Als Kultur werden von ihm „all jene Prozesse bezeichnet, in denen soziale Bedeutung, also die normative Dimension der Existenz, durch singuläre und kollektive Handlungen explizit und implizit verhandelt und realisiert wird…Kultur ist nicht symbolisches Beiwerk, kein einfacher Überbau, sondern sie ist handlungsleitend und gesellschaftsformend“ (Stalder, 16). Für meine Überlegungen leitend ist dabei, dass er Kultur nicht als etwas Statisches versteht, sondern als ein in rückgekoppelten Schlaufen ablaufender Prozess, und nicht als „etwas, das eine Person oder eine Gruppe besitzt, sondern ein Feld der Auseinandersetzungen, umstritten und durch die Handlungen vieler dauernd Veränderungen unterworfen, hier mal schneller, dort mal langsamer. Sie ist gekennzeichnet durch ein Neben-, Mit- und Gegeneinander von Prozessen der Auflösung und der Konstitution.“ (Stalder, 16). Es ist also ein dynamischer, ein gleitender Kulturbegriff, hier wird am deutlichsten, was er mit „poststrukturalistisch“ meint: „Das Feld der Kultur ist von konkurrierenden Machtansprüchen und Machtdispositiven durchzogen“ (Stalder, 17).
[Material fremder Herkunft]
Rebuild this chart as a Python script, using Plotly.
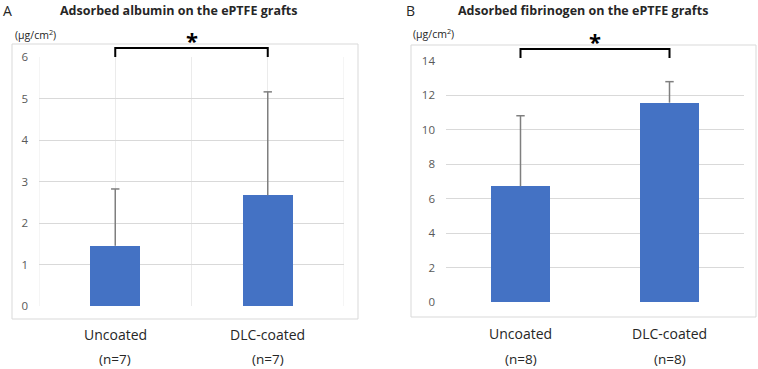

Wichtig ist dabei, dass er den Begriff des „Digitalen“ nicht auf digitale Medien begrenzt – Digitalität „taucht als relationales Muster überall auf und verändert den Raum der Möglichkeiten vieler Materialien und Akteure“ (18). Sie verändert auch die „analoge Welt“, vor allem dann, wenn die Technik eben nicht mehr im Vordergrund steht – in mancher Hinsicht gewinnt die „analoge Welt“ im Rahmen der Kultur der Digitalität sogar an Bedeutung. Was hier so theoretisch klingt, wird durch die alltagsverändernde Wucht des Smartphones jedem wohl gleich verständlich: Um das Smartphone herum gruppiert sich auch der „analoge“ Alltag, es ist inzwischen viel mehr als ein bloßer Zugang zum Digitalen, fast schon ein Körperteil. Es repräsentiert das Digitale und implantiert es in die alltäglichen Routinen und macht es damit bestimmend – viel mehr gilt das natürlich z.B. für die Digitalisierung von industrieller Produktion, der Unterhaltungsindustrie und der Arbeitswelt im Dienstleistungsbereich, um besonders einleuchtende Gebiete zu nennen. Es verschmilzt sozusagen mit dem vormals Analogen, und hier ist der Begriff des „Hybrids“ tatsächlich angezeigt: „Diese Hybridisierung und Verfestigung des Digitalen, die Präsenz der Digitalitität jenseits der digitalen Medien, verleiht der Kultur der Digitalität ihre Dominanz“ (Stalder, 20). Sie ist nicht Beiwerk. Sie ist die Welt, in der wir leben – und damit auch als Kirche, insofern sie auch ein kulturelles Artefakt, ein soziales und organisiertes Gefüge ist. Auch in der Kirche findet die Transition aus der Gutenberggalaxis (der sie wegen ihrer Buch-Bezogenheit natürlich in besondere Weise verpflichtet ist) in die digitale Kultur statt. Sie ist ihr nichts Äußerliches, nicht, was zu etwas Bestehendem "dazukommt", dem man sich anschließen kann oder nicht. Die Frage des "ob" stellt sich gar nicht, es geht um das "wie".